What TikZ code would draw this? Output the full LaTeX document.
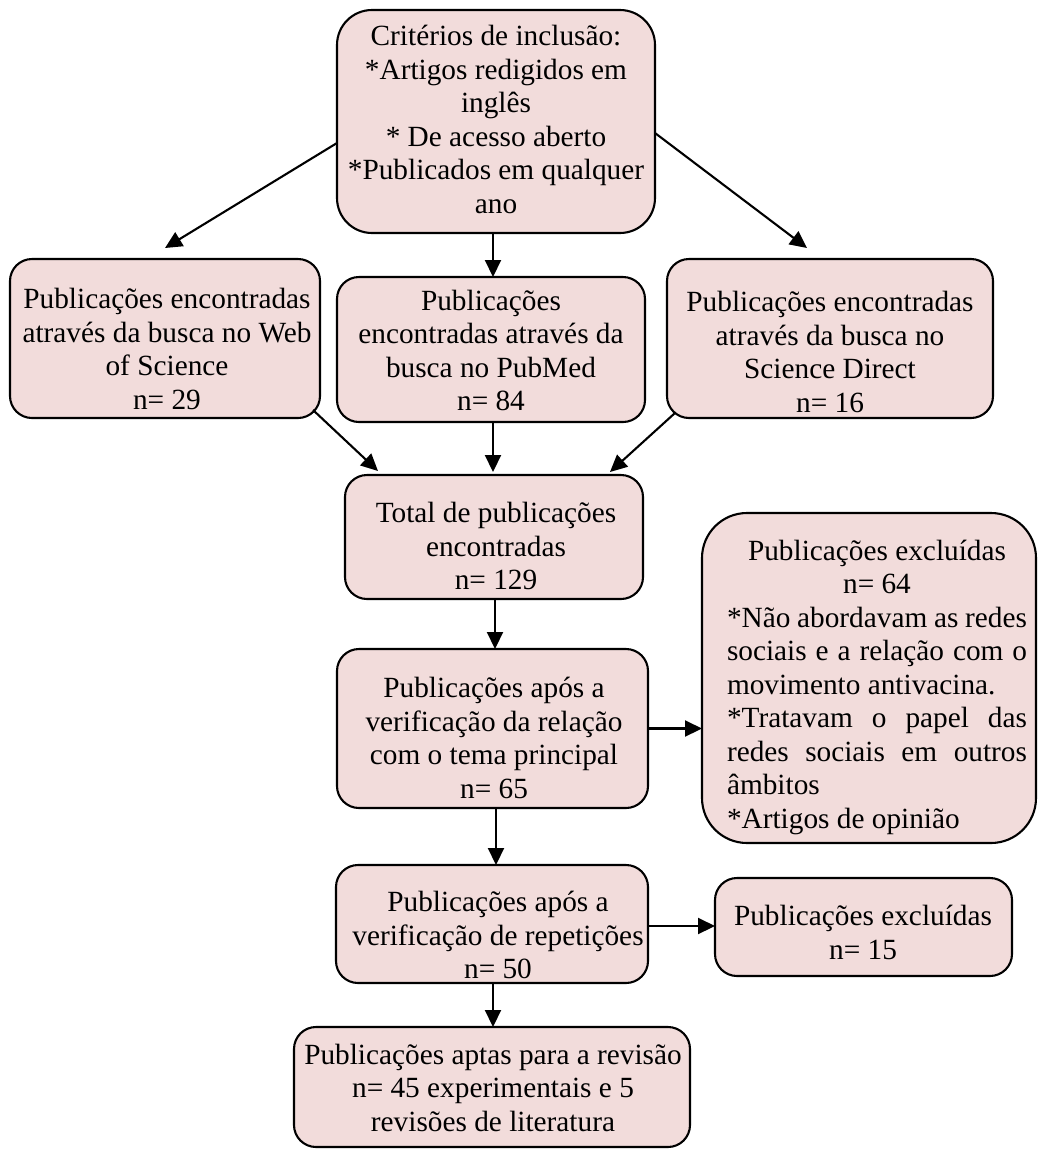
\documentclass[tikz,border=0pt]{standalone}
\usepackage{fontspec}
\setmainfont{Liberation Serif}
\usetikzlibrary{arrows.meta}
\definecolor{boxfill}{RGB}{242,220,219}
\begin{document}
\begin{tikzpicture}[x=1pt,y=-1pt,
  box/.style={draw=black, line width=2.1pt, fill=boxfill, rounded corners=22pt, inner sep=0pt, outer sep=0pt},
  txt/.style={align=center, inner sep=0pt, yshift=-4pt, font=\fontsize{29.3}{33.5}\selectfont,
              execute at begin node=\strut, execute at end node=\strut},
  arr/.style={line width=2.1pt, -{Triangle[length=17pt,width=16pt]}}]
\useasboundingbox (0,0) rectangle (1038,1149);

% boxes
\node[box, minimum width=318pt, minimum height=223pt, rounded corners=35pt] (crit) at (496,121.5) {};
\node[box, minimum width=310pt, minimum height=159pt] (wos) at (165,338.5) {};
\node[box, minimum width=308pt, minimum height=145pt] (pub) at (491,349.5) {};
\node[box, minimum width=326pt, minimum height=159pt] (sd) at (830,338.5) {};
\node[box, minimum width=298pt, minimum height=124pt] (total) at (494,537) {};
\node[box, minimum width=311pt, minimum height=159pt] (verif) at (492.5,728.5) {};
\node[box, minimum width=334pt, minimum height=330pt, rounded corners=45pt] (excl) at (869,678) {};
\node[box, minimum width=312pt, minimum height=118pt] (repet) at (492,924) {};
\node[box, minimum width=297pt, minimum height=98pt] (e15) at (863.5,927) {};
\node[box, minimum width=396pt, minimum height=120pt] (final) at (492,1087) {};

% texts
\node[txt] (critT) at (496,120.5) {Critérios de inclusão:\\*Artigos redigidos em\\inglês\\* De acesso aberto\\*Publicados em qualquer\\ano};
\node[txt] (wosT) at (167,350) {Publicações encontradas\\através da busca no Web\\of Science\\n= 29};
\node[txt] (pubT) at (491,351.5) {Publicações\\encontradas através da\\busca no PubMed\\n= 84};
\node[txt] (sdT) at (830,353) {Publicações encontradas\\através da busca no\\Science Direct\\n= 16};
\node[txt] (totalT) at (496,547) {Total de publicações\\encontradas\\n= 129};
\node[txt] (verifT) at (494,739) {Publicações após a\\verificação da relação\\com o tema principal\\n= 65};
\node[txt, align=left] (exclT) at (877,685) {\makebox[300pt]{Publicações excluídas}\\
  \makebox[300pt]{n= 64}\\
  \makebox[300pt][s]{*Não abordavam as redes}\\
  \makebox[300pt][s]{sociais e a relação com o}\\
  \makebox[300pt][l]{movimento antivacina.}\\
  \makebox[300pt][s]{*Tratavam o papel das}\\
  \makebox[300pt][s]{redes sociais em outros}\\
  \makebox[300pt][l]{âmbitos}\\
  \makebox[300pt][l]{*Artigos de opinião}};
\node[txt] (repetT) at (498,936) {Publicações após a\\verificação de repetições\\n= 50};
\node[txt] (e15T) at (863,933.5) {Publicações excluídas\\n= 15};
\node[txt] (finalT) at (493,1088.5) {Publicações aptas para a revisão\\n= 45 experimentais e 5\\revisões de literatura};

% connectors
\draw[arr] ([yshift=-21.5pt]crit.west) -- ([yshift=11pt]wos.north);
\draw[arr] ([xshift=-3pt]crit.south) -- ([xshift=2pt]pub.north);
\draw[arr] ([yshift=-11.5pt]crit.east) -- ([xshift=-23pt,yshift=11pt]sd.north);
\draw[arr] ([xshift=-7pt,yshift=8pt]wos.south east) -- ([xshift=33pt,yshift=4pt]total.north west);
\draw[arr] ([xshift=2pt]pub.south) -- ([xshift=-1pt,yshift=3pt]total.north);
\draw[arr] ([xshift=8pt,yshift=5pt]sd.south west) -- ([xshift=-33pt,yshift=3pt]total.north east);
\draw[arr] ([xshift=1pt]total.south) -- ([xshift=2.5pt]verif.north);
\draw[arr] (verif.east) -- (verif.east -| excl.west);
\draw[arr] ([xshift=3.5pt]verif.south) -- ([xshift=4pt]repet.north);
\draw[arr] ([yshift=-2pt]repet.east) -- ([yshift=-2pt]repet.east -| e15.west);
\draw[arr] ([xshift=1pt]repet.south) -- ([xshift=1pt]final.north);
\end{tikzpicture}
\end{document}
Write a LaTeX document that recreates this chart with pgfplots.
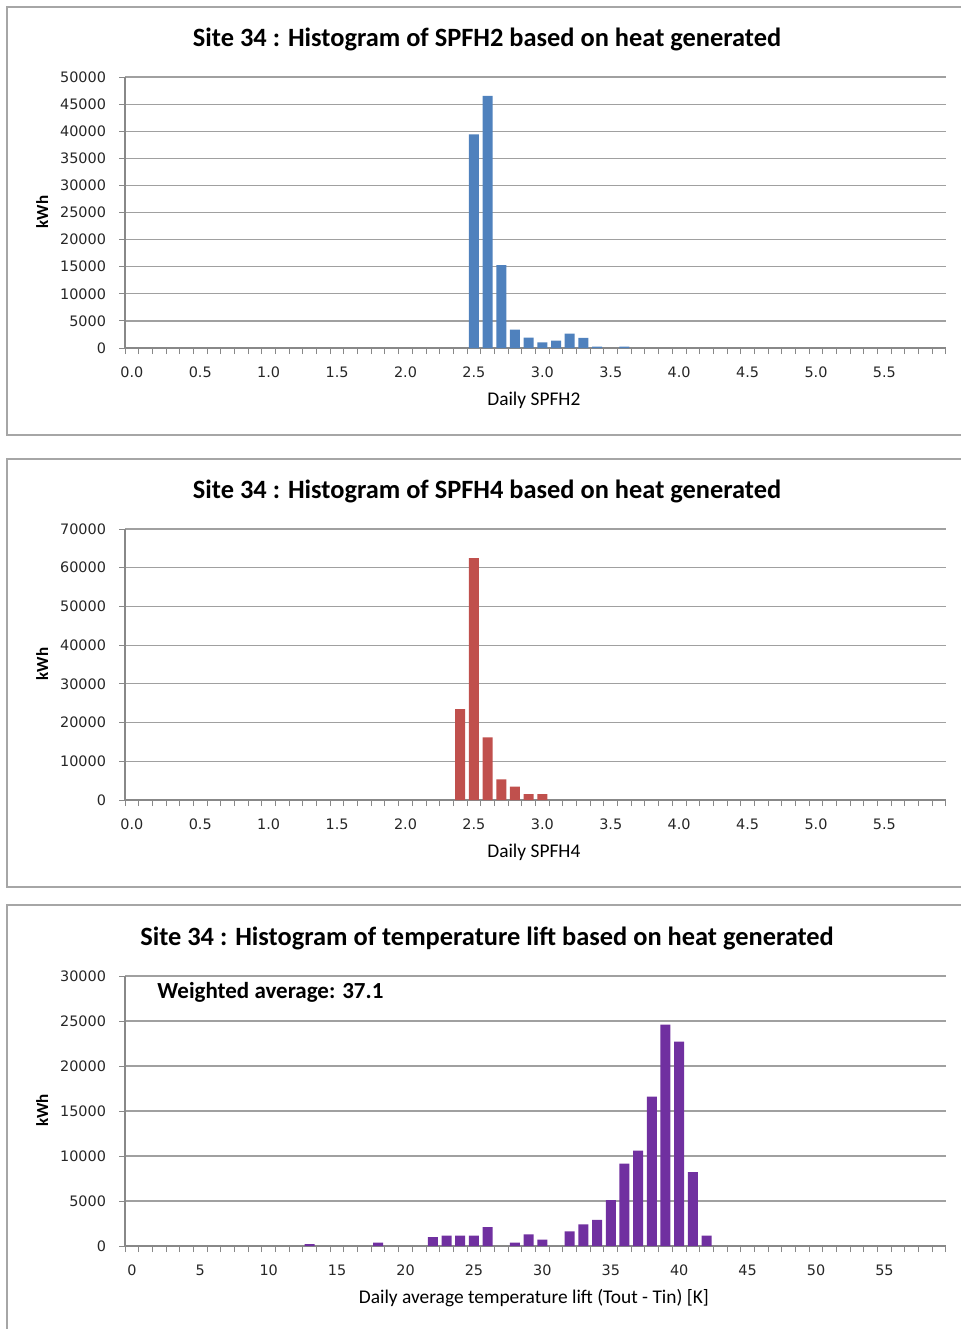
\documentclass[border=0pt]{standalone}
\usepackage{pgfplots}
\pgfplotsset{compat=1.18}
\usepackage{fontspec}
\setmainfont{Carlito}
\newfontfamily\tickfont{DejaVu Sans}

\definecolor{barblue}{HTML}{4F81BD}
\definecolor{barred}{HTML}{C0504D}
\definecolor{barpurple}{HTML}{7030A0}
\definecolor{gridgray}{HTML}{A0A0A0}
\definecolor{axisgray}{HTML}{888888}
\definecolor{framegray}{HTML}{A6A6A6}
\definecolor{textdark}{HTML}{262626}

\def\u{0.5pt}

\pgfplotsset{
  panel/.style={
    scale only axis, width=410.5pt, height=135.5pt, anchor=south west,
    xmin=-0.5, xmax=59.5, ymin=0,
    axis x line*=bottom, axis y line*=left,
    axis line style={draw=axisgray, line width=0.6pt},
    ybar, bar width=5pt,
    xtick={0,5,...,55},
    x tick style={draw=none},
    minor xtick={-0.5,0.5,...,59.5},
    minor x tick style={draw=axisgray, line width=0.5pt},
    tick align=outside, major tick length=3pt, minor tick length=3pt,
    y tick style={draw=axisgray, line width=0.5pt},
    ymajorgrids, grid style={draw=gridgray, line width=0.6pt},
    scaled y ticks=false,
    tick label style={font=\tickfont\fontsize{7.2}{8}\selectfont, text=textdark},
    yticklabel style={xshift=-3pt},
    xticklabel style={yshift=-3pt},
    /pgf/number format/.cd, fixed, set thousands separator={}, assume math mode=true,
    /pgfplots/.cd,
    title style={at={(axis description cs:0.441,1.144)}, anchor=center, yshift=-6.5pt,
      font=\bfseries\fontsize{13.2}{15}\selectfont},
    xlabel style={at={(axis description cs:0.498,-0.192)}, anchor=center,
      font=\fontsize{9.7}{11}\selectfont},
    ylabel style={at={(axis description cs:-0.101,0.502)}, anchor=center,
      font=\bfseries\fontsize{8.5}{9}\selectfont},
  },
}

\begin{document}
\begin{tikzpicture}
\useasboundingbox (0,0) rectangle (961*\u,-1329*\u);
\clip (0,0) rectangle (961*\u,-1329*\u);

% panel frames
\draw[framegray, line width=1pt] (7*\u,-7*\u) rectangle (975*\u,-435*\u);
\draw[framegray, line width=1pt] (7*\u,-459*\u) rectangle (975*\u,-887*\u);
\draw[framegray, line width=1pt] (7*\u,-905*\u) rectangle (975*\u,-1345*\u);

% SPFH2
\begin{axis}[panel, at={(125*\u,-348*\u)},
    ymax=50000, ytick={0,5000,...,50000},
    xticklabels={0.0,0.5,1.0,1.5,2.0,2.5,3.0,3.5,4.0,4.5,5.0,5.5},
    title={Site 34 : Histogram of SPFH2 based on heat generated},
    xlabel={Daily SPFH2}, ylabel={kWh}]
\addplot[fill=barblue, draw=none] coordinates {
  (25,39400)(26,46500)(27,15300)(28,3400)(29,1900)(30,1050)
  (31,1350)(32,2650)(33,1850)(34,250)(36,250)};
\end{axis}

% SPFH4
\begin{axis}[panel, at={(125*\u,-800*\u)},
    ymax=70000, ytick={0,10000,...,70000},
    xticklabels={0.0,0.5,1.0,1.5,2.0,2.5,3.0,3.5,4.0,4.5,5.0,5.5},
    title={Site 34 : Histogram of SPFH4 based on heat generated},
    xlabel={Daily SPFH4}, ylabel={kWh}]
\addplot[fill=barred, draw=none] coordinates {
  (24,23500)(25,62500)(26,16200)(27,5300)(28,3450)(29,1550)(30,1550)};
\end{axis}

% temperature lift
\begin{axis}[panel, at={(125*\u,-1246*\u)}, height=135pt,
    ymax=30000, ytick={0,5000,...,30000},
    xticklabels={0,5,10,15,20,25,30,35,40,45,50,55},
    title={Site 34 : Histogram of temperature lift based on heat generated},
    xlabel={Daily average temperature lift (Tout - Tin) [K]}, ylabel={kWh}]
\addplot[fill=barpurple, draw=none] coordinates {
  (13,200)(18,370)(22,1000)(23,1150)(24,1150)(25,1150)(26,2100)
  (28,370)(29,1300)(30,700)(32,1630)(33,2400)(34,2900)(35,5100)
  (36,9150)(37,10600)(38,16600)(39,24600)(40,22700)(41,8200)(42,1150)};
\node[anchor=west, inner sep=0pt, font=\bfseries\fontsize{11.5}{13}\selectfont]
  at (rel axis cs:0.039,0.941) {Weighted average: 37.1};
\end{axis}
\end{tikzpicture}
\end{document}
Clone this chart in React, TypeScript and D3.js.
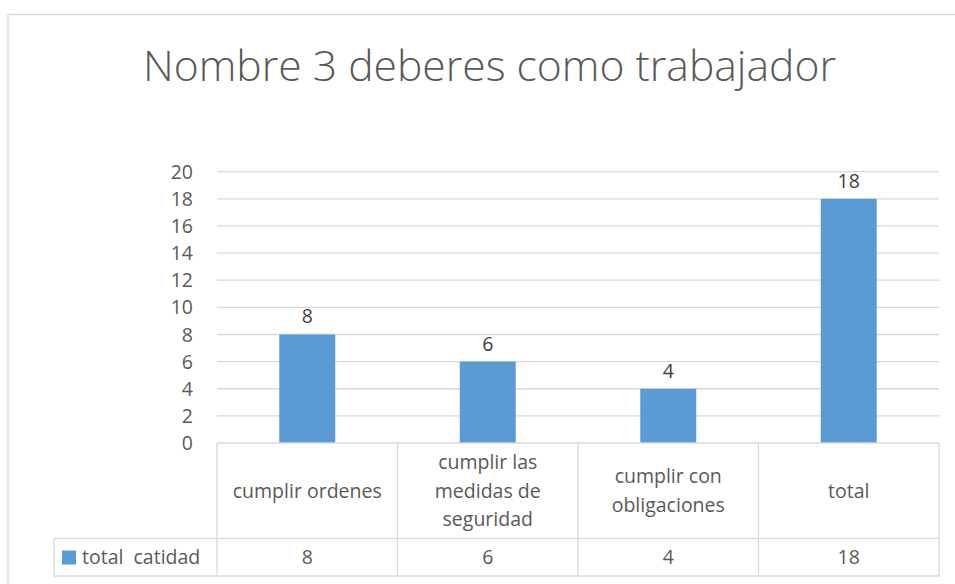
import React, { useEffect, useRef } from 'react';
import * as d3 from 'd3';

const title = 'Nombre 3 deberes como trabajador';
const seriesName = 'total  catidad';
const categories = ['cumplir ordenes', 'cumplir las medidas de seguridad', 'cumplir con obligaciones', 'total'];
const categoryLines = [['cumplir ordenes'], ['cumplir las', 'medidas de', 'seguridad'], ['cumplir con', 'obligaciones'], ['total']];
const values = [8, 6, 4, 18];
const yTicks = [0, 2, 4, 6, 8, 10, 12, 14, 16, 18, 20];

const App: React.FC = () => {
  const svgRef = useRef<SVGSVGElement | null>(null);

  useEffect(() => {
    if (!svgRef.current) return;
    const svg = d3.select(svgRef.current);
    svg.selectAll('*').remove();

    const width = 955;
    const height = 584;
    const plot = { left: 217, right: 939, top: 171.7, bottom: 443 };
    const textColor = '#595959';
    const gridColor = '#d9d9d9';
    const barColor = '#5b9bd5';
    const font = "'Open Sans', sans-serif";
    const fs = 19.5;

    // chart area border (only top and left are inside the picture)
    svg.append('path')
      .attr('d', `M8,${height + 5} V14.5 H${width + 5}`)
      .attr('fill', 'none')
      .attr('stroke', gridColor)
      .attr('stroke-width', 1.3);

    svg.append('text')
      .attr('x', 489.5)
      .attr('y', 81)
      .attr('text-anchor', 'middle')
      .attr('font-family', font)
      .attr('font-size', 43)
      .attr('font-weight', 300)
      .attr('fill', textColor)
      .attr('textLength', 693)
      .attr('lengthAdjust', 'spacingAndGlyphs')
      .text(title);

    const x = d3.scaleBand<string>()
      .domain(categories)
      .range([plot.left, plot.right])
      .paddingInner(0)
      .paddingOuter(0);

    const y = d3.scaleLinear()
      .domain([0, 20])
      .range([plot.bottom, plot.top]);

    // gridlines
    svg.append('g')
      .selectAll('line')
      .data(yTicks.filter(t => t > 0))
      .enter().append('line')
      .attr('x1', plot.left)
      .attr('x2', plot.right)
      .attr('y1', d => y(d))
      .attr('y2', d => y(d))
      .attr('stroke', gridColor)
      .attr('stroke-width', 1.3);

    // y axis labels
    svg.append('g')
      .selectAll('text')
      .data(yTicks)
      .enter().append('text')
      .attr('x', 193)
      .attr('y', d => y(d))
      .attr('dy', '0.36em')
      .attr('text-anchor', 'end')
      .attr('font-family', font)
      .attr('font-size', fs)
      .attr('fill', textColor)
      .text(d => d);

    const barW = x.bandwidth() * 0.31;
    const data = categories.map((c, i) => ({ c, v: values[i] }));

    svg.append('g')
      .selectAll('rect')
      .data(data)
      .enter().append('rect')
      .attr('x', d => (x(d.c) || 0) + (x.bandwidth() - barW) / 2)
      .attr('y', d => y(d.v))
      .attr('width', barW)
      .attr('height', d => y(0) - y(d.v))
      .attr('fill', barColor);

    svg.append('g')
      .selectAll('text')
      .data(data)
      .enter().append('text')
      .attr('x', d => (x(d.c) || 0) + x.bandwidth() / 2)
      .attr('y', d => y(d.v) - 11)
      .attr('text-anchor', 'middle')
      .attr('font-family', font)
      .attr('font-size', fs)
      .attr('fill', '#404040')
      .text(d => d.v);

    // data table
    const tableTop = 443;
    const rowSplit = 538.3;
    const tableBottom = 576;
    const legendLeft = 54;
    const tbl = svg.append('g')
      .attr('stroke', gridColor)
      .attr('stroke-width', 1.3)
      .attr('fill', 'none');

    tbl.append('line').attr('x1', plot.left).attr('x2', plot.right).attr('y1', tableTop).attr('y2', tableTop);
    tbl.append('line').attr('x1', legendLeft).attr('x2', plot.right).attr('y1', rowSplit).attr('y2', rowSplit);
    tbl.append('line').attr('x1', legendLeft).attr('x2', plot.right).attr('y1', tableBottom).attr('y2', tableBottom);
    tbl.append('line').attr('x1', legendLeft).attr('x2', legendLeft).attr('y1', rowSplit).attr('y2', tableBottom);
    const bounds = categories.map(c => x(c) || 0).concat([plot.right]);
    tbl.selectAll('line.v')
      .data(bounds)
      .enter().append('line')
      .attr('class', 'v')
      .attr('x1', d => d)
      .attr('x2', d => d)
      .attr('y1', tableTop)
      .attr('y2', tableBottom);

    // category labels
    const lineH = 28.5;
    const catMid = (tableTop + rowSplit) / 2;
    categories.forEach((c, i) => {
      const lines = categoryLines[i];
      const cx = (x(c) || 0) + x.bandwidth() / 2;
      const t = svg.append('text')
        .attr('text-anchor', 'middle')
        .attr('font-family', font)
        .attr('font-size', fs)
        .attr('fill', textColor);
      lines.forEach((ln, j) => {
        t.append('tspan')
          .attr('x', cx)
          .attr('y', catMid + (j - (lines.length - 1) / 2) * lineH)
          .attr('dy', '0.36em')
          .text(ln);
      });
    });

    // value row
    const valMid = (rowSplit + tableBottom) / 2;
    svg.append('g')
      .selectAll('text')
      .data(data)
      .enter().append('text')
      .attr('x', d => (x(d.c) || 0) + x.bandwidth() / 2)
      .attr('y', valMid)
      .attr('dy', '0.36em')
      .attr('text-anchor', 'middle')
      .attr('font-family', font)
      .attr('font-size', fs)
      .attr('fill', textColor)
      .text(d => d.v);

    // legend key
    svg.append('rect')
      .attr('x', 62)
      .attr('y', 550.5)
      .attr('width', 14)
      .attr('height', 14)
      .attr('fill', barColor);

    svg.append('text')
      .attr('x', 82)
      .attr('y', valMid)
      .attr('dy', '0.36em')
      .attr('font-family', font)
      .attr('font-size', fs)
      .attr('fill', textColor)
      .attr('xml:space', 'preserve')
      .style('white-space', 'pre')
      .text(seriesName);
  }, []);

  return (
    <svg
      ref={svgRef}
      width={955}
      height={584}
      style={{ position: 'absolute', left: 0, top: 0, background: '#fff' }}
    />
  );
};

export default App;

########################################

### REQUIRED TASK
Quote only what lies between the first line of the records and the line containing "(0,0) rectangle (1038,1149);", please, including both lines and excluding images.

### SOLUTION TO THIS TASK
What TikZ code would draw this? Output the full LaTeX document.
\documentclass[tikz,border=0pt]{standalone}
\usepackage{fontspec}
\setmainfont{Liberation Serif}
\usetikzlibrary{arrows.meta}
\definecolor{boxfill}{RGB}{242,220,219}
\begin{document}
\begin{tikzpicture}[x=1pt,y=-1pt,
  box/.style={draw=black, line width=2.1pt, fill=boxfill, rounded corners=22pt, inner sep=0pt, outer sep=0pt},
  txt/.style={align=center, inner sep=0pt, yshift=-4pt, font=\fontsize{29.3}{33.5}\selectfont,
              execute at begin node=\strut, execute at end node=\strut},
  arr/.style={line width=2.1pt, -{Triangle[length=17pt,width=16pt]}}]
\useasboundingbox (0,0) rectangle (1038,1149);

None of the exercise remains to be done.